Haftalardır süren seçim maratonunun finaline geldik. 
Kıbrıs Türk halkı Pazar günü Cumhuriyet Meclisi’ndeki 50 temsilcisini belirlemek üzere yarın sandığa gidiyor. 
403 aday haftalardır vaatlerini gerek TV ekranlarında, gazete sayfalarında ve sosyal medyada, gerekse çarşı pazarda, meydanlarda anlatıp durdu.
Yarın söz milletin olacak. Bugüne kadar adaylar konuştu, vaatlerini anlattı.
Şimdi sandığa gidecek olan millet konuşacak. Kime inandıysa mührünü ona vuracak.
Şimdiden 23 Ocak seçimlerinin vatana millete hayırlı uğurlu olmasını dilemekten başka bir şey gelmiyor elimizden…
Kıbrıs Türkü 1976 yılından bu yana yapılan 14 seçimde aradığı huzuru bulamamış olabilir. Ama 15’inci seçimde de çarenin sandıktan başka bir yerde olmadığının farkında.
O yüzden boykot çağrılarına inat her Kıbrıs Türkü yarın vatandaşlık görevini yapmak üzere sandığa gitmelidir.
Bu sadece kendimize karşı değil, bu ülkenin geleceğine, yarın memleketi emanet edeceğimiz çocuklarımıza karşı yükümlülüğümüzdür.
Anketler siyasete küsen kitlenin yüzde 30’ları geçtiğini ifade ediyor.
Bu çok önemli bir oran. 
Bu kitlenin sandığa gitmemesindeki en önemli argüman ise siyasilere olan güven eksikliği... 
Sonuç ne olursa olsun bir şey değişmeyeceği yönündeki inanç…
Protesto gibi görünen ama bize göre tamamen teslimiyeti çağrıştıran bu fikre katılmak mümkün değil.
Çünkü siyasi yanlışlıkları yine sadece siyaset kurumu düzeltebilir.
Bundan ümidi kesmek, gelecekten umudu kesmek anlamına gelir ki, o zaman yapacak bir şey kalmaz.

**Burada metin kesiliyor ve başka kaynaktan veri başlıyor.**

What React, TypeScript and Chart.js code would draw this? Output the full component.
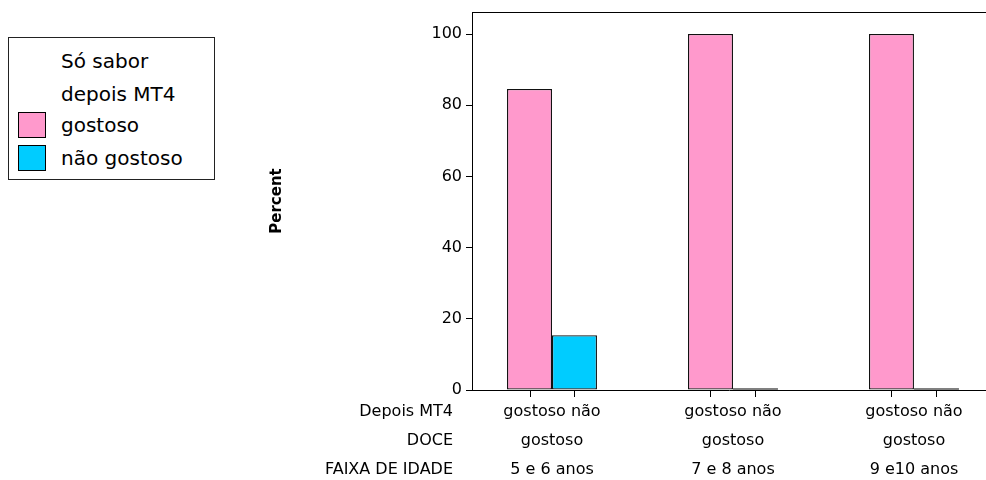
import React, { useEffect, useRef } from "react";
import { Chart, registerables } from "chart.js";

Chart.register(...registerables);

// ---- data ----
const ageGroups = ["5 e 6 anos", "7 e 8 anos", "9 e10 anos"];
const innerLabelLines = ["gostoso não", "gostoso"];
const axisRowLabels = ["Depois MT4", "DOCE", "FAIXA DE IDADE"];
const seriesNames = ["gostoso", "não gostoso"];
const gostosoValues = [84.6, 100, 100];
const naoGostosoValues = [15.4, 0, 0];
const yTicks = [0, 20, 40, 60, 80, 100];
const legendTitle = ["Só sabor", "depois MT4"];
const yTitle = "Percent";

const seriesColors = ["#FF99CC", "#00CCFF"];
const FONT = "'DejaVu Sans', sans-serif";
const TICK_SIZE = 16;
const TICK_LH = 29;
const TICK_PAD = 7;

const extrasPlugin = {
  id: "extras",
  afterDraw(chart: any) {
    const { ctx, chartArea } = chart;
    ctx.save();
    // top frame line
    ctx.strokeStyle = "#000";
    ctx.lineWidth = 1;
    ctx.beginPath();
    ctx.moveTo(chartArea.left, Math.round(chartArea.top) + 0.5);
    ctx.lineTo(chartArea.right, Math.round(chartArea.top) + 0.5);
    ctx.stroke();
    // tick marks under each bar, zero-bar lines
    chart.data.datasets.forEach((ds: any, di: number) => {
      const meta = chart.getDatasetMeta(di);
      meta.data.forEach((bar: any, i: number) => {
        const xb = Math.round(bar.x) + 0.5;
        ctx.strokeStyle = "#000";
        ctx.beginPath();
        ctx.moveTo(xb, chartArea.bottom);
        ctx.lineTo(xb, chartArea.bottom + 7);
        ctx.stroke();
        if (ds.data[i].y === 0) {
          ctx.strokeStyle = "#808080";
          ctx.lineWidth = 2;
          ctx.beginPath();
          ctx.moveTo(bar.x - bar.width / 2, chartArea.bottom - 1);
          ctx.lineTo(bar.x + bar.width / 2, chartArea.bottom - 1);
          ctx.stroke();
          ctx.lineWidth = 1;
        }
      });
    });
    // axis row labels at left of x tick labels
    const xs = chart.scales.x;
    ctx.fillStyle = "#000";
    ctx.font = `${TICK_SIZE}px ${FONT}`;
    ctx.textAlign = "right";
    ctx.textBaseline = "middle";
    axisRowLabels.forEach((t, i) => {
      ctx.fillText(t, chartArea.left - 19, xs.top + TICK_PAD + TICK_LH * (i + 0.5));
    });
    ctx.restore();
  },
};

export default function App() {
  const ref = useRef<HTMLCanvasElement | null>(null);

  useEffect(() => {
    if (!ref.current) return;
    const chart = new Chart(ref.current, {
      type: "bar",
      data: {
        datasets: [
          {
            label: seriesNames[0],
            data: gostosoValues.map((v, i) => ({ x: i + 1, y: v })),
            backgroundColor: seriesColors[0],
            borderColor: "#111",
            borderWidth: 1.3,
            borderSkipped: false,
          },
          {
            label: seriesNames[1],
            data: naoGostosoValues.map((v, i) => ({ x: i + 1, y: v })),
            backgroundColor: seriesColors[1],
            borderColor: "#111",
            borderWidth: 1.3,
            borderSkipped: false,
          },
        ],
      },
      options: {
        animation: false,
        responsive: true,
        maintainAspectRatio: false,
        categoryPercentage: 0.497,
        barPercentage: 1,
        layout: { padding: { top: 12, left: 0, right: 0, bottom: 0 } },
        plugins: { legend: { display: false }, tooltip: { enabled: false } },
        scales: {
          x: {
            type: "linear",
            offset: false,
            min: 0.558,
            max: 3.398,
            afterBuildTicks: (s: any) => {
              s.ticks = ageGroups.map((_, i) => ({ value: i + 1 }));
            },
            afterFit: (s: any) => {
              s.height = 90;
              s.paddingLeft = 0;
              s.paddingRight = 0;
            },
            grid: { display: false, drawTicks: false, tickLength: 0 },
            border: { display: true, color: "#000", width: 1 },
            ticks: {
              autoSkip: false,
              maxRotation: 0,
              padding: TICK_PAD,
              color: "#000",
              font: { family: FONT, size: TICK_SIZE, lineHeight: TICK_LH / TICK_SIZE },
              callback: (_v: any, i: number) => [...innerLabelLines, ageGroups[i]],
            },
          },
          y: {
            min: 0,
            max: 106.2,
            afterBuildTicks: (s: any) => {
              s.ticks = yTicks.map((v) => ({ value: v }));
            },
            afterFit: (s: any) => {
              s.width = 472;
              s.paddingTop = 0;
              s.paddingBottom = 0;
            },
            grid: { display: true, drawOnChartArea: false, drawTicks: true, tickLength: 6, color: "#000" },
            border: { display: true, color: "#000", width: 1 },
            ticks: {
              padding: 4,
              color: "#000",
              font: { family: FONT, size: TICK_SIZE },
            },
            title: {
              display: true,
              text: yTitle,
              color: "#000",
              font: { family: FONT, size: 15, weight: "bold" },
              padding: { top: 268, bottom: 0 },
            },
          },
        },
      },
      plugins: [extrasPlugin],
    } as any);
    return () => chart.destroy();
  }, []);

  const lineStyle = (center: number): React.CSSProperties => ({
    position: "absolute",
    left: 52,
    top: center - 12,
    height: 24,
    lineHeight: "24px",
    whiteSpace: "nowrap",
  });

  return (
    <div style={{ position: "absolute", left: 0, top: 0, width: 986, height: 480, background: "#fff" }}>
      <canvas ref={ref} />
      <div
        style={{
          position: "absolute",
          left: 8,
          top: 37,
          width: 205,
          height: 141,
          border: "1px solid #222",
          fontFamily: FONT,
          fontSize: 20,
          color: "#000",
          background: "#fff",
        }}
      >
        <div style={lineStyle(23)}>{legendTitle[0]}</div>
        <div style={lineStyle(56)}>{legendTitle[1]}</div>
        {seriesNames.map((n, i) => {
          const c = i === 0 ? 87 : 120;
          return (
            <React.Fragment key={n}>
              <div
                style={{
                  position: "absolute",
                  left: 9,
                  top: c - 13,
                  width: 26,
                  height: 24,
                  border: "1px solid #000",
                  background: seriesColors[i],
                }}
              />
              <div style={lineStyle(c)}>{n}</div>
            </React.Fragment>
          );
        })}
      </div>
    </div>
  );
}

Dükkanı kapatıp çekilmemiz gerekir. 
Oysa çocuklarımızın geleceği için A partisi, B Partisi ya da C partisi, hangisi olursa olsun, sandığa gidip, sorunların çözümünü zorlamak, siyasilere bu baskıyı yapmakta fayda vardır.
Kurtuluşun tek yolu yine sandıktır.
Yarın yapılacak seçim, pür dikkat Rumlar tarafından da izleniyor.
Ülkemizde demokrasiyi tartışmaya açtırmamak ve Rum yönetiminin eline dünya sahnesinde koz vermemek için boykot çağrılarına kulaklarımızı tıkayalım.